Gopprera menambahkan, proses penyelidikan dapat menyimpulkan dugaan unsur pasal yang dilanggar dan memperoleh minimal dua alat bukti, maka proses penegakan hukum dapat diteruskan ke tahapan Pemeriksaan Pendahuluan oleh Sidang Majelis Komisi.
"Melalui proses Sidang Majelis, KPPU dapat menjatuhkan sanksi administratif berupa denda hingga maksimal 50 persen dari keuntungan yang diperoleh Terlapor dari pelanggaran, atau maksimal 10 persen dari penjualan Terlapor di pasar bersangkutan," ujar Gopprera.
Dugaan kartel sendiri menurut Gopprera terjadi karena adanya dugaan kesamaan perilaku antara produsen minyak goreng. Gopprera menduga kesamaan itu didasari atas sebuah perjanjian antar pengusaha. Hal itu terlihat dari stok minyak goreng yang tiba-tiba hilang di pasar secara bersamaan pada saat aturan HET minyak goreng ditegakkan.
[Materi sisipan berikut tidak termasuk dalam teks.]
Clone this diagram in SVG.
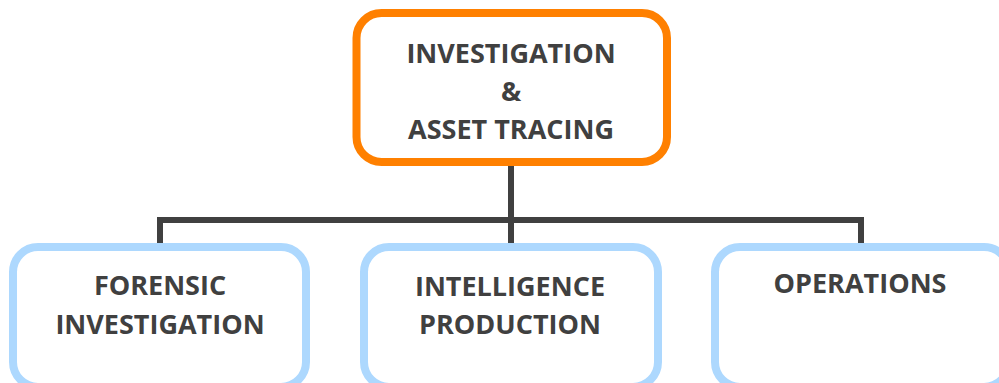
<svg xmlns="http://www.w3.org/2000/svg" width="999" height="383" viewBox="0 0 999 383">
<style>
.t{font-family:"Open Sans","Liberation Sans",sans-serif;font-weight:bold;font-size:27px;fill:#404040;text-anchor:middle}
.child{fill:#fff;stroke:#ADD8FE;stroke-width:8}
.conn{fill:none;stroke:#404040;stroke-width:6}
</style>
<rect width="999" height="383" fill="#fff"/>
<g id="connectors">
<path class="conn" d="M511 163V220M160 220H862M160 217V245M511 217V245M861 217V245"/>
</g>
<g id="root">
<rect x="356.5" y="13" width="310.5" height="149" rx="25" fill="#fff" stroke="#FF8000" stroke-width="8"/>
<text class="t" x="511" y="63">INVESTIGATION</text>
<text class="t" x="511" y="101">&amp;</text>
<text class="t" x="511" y="139">ASSET TRACING</text>
</g>
<g id="forensic">
<rect class="child" x="13" y="247" width="293" height="140" rx="25"/>
<text class="t" x="160" y="295">FORENSIC</text>
<text class="t" x="160" y="334">INVESTIGATION</text>
</g>
<g id="intelligence">
<rect class="child" x="364" y="247" width="294" height="140" rx="25"/>
<text class="t" x="510" y="296">INTELLIGENCE</text>
<text class="t" x="510" y="334">PRODUCTION</text>
</g>
<g id="operations">
<rect class="child" x="715" y="247" width="294" height="140" rx="25"/>
<text class="t" x="860" y="293">OPERATIONS</text>
</g>
</svg>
"Kami melihat telah terjadi dugaan perjanjian pengaturan produksi. Barang sempat hilang di masa adanya HET. Bisa dilihat kemarin, hampir semua merek ini menghilang saat ada aturan HET. Laporan dari ritel juga mereka mengaku permintaan barang tidak bisa dipenuhi," ungkap Gopprera melalui sambungan telepon, seperti dikutip detikcom, Senin (28/3).
Namun, ketika HET dicabut barang-barang kembali muncul di pasar secara bersamaan sehari setelahnya. Menurutnya, keterangan dari para peritel biasanya pengadaan barang di ritel tak bisa dilakukan dalam waktu cepat.
"Kemudian paska HET dicabut kok tahu-tahu ada, laporan dari peritel itu langsung hari itu juga. Padahal, sistem pengadaan barang di ritel tidak bisa secepat itu," ujar Gopprera.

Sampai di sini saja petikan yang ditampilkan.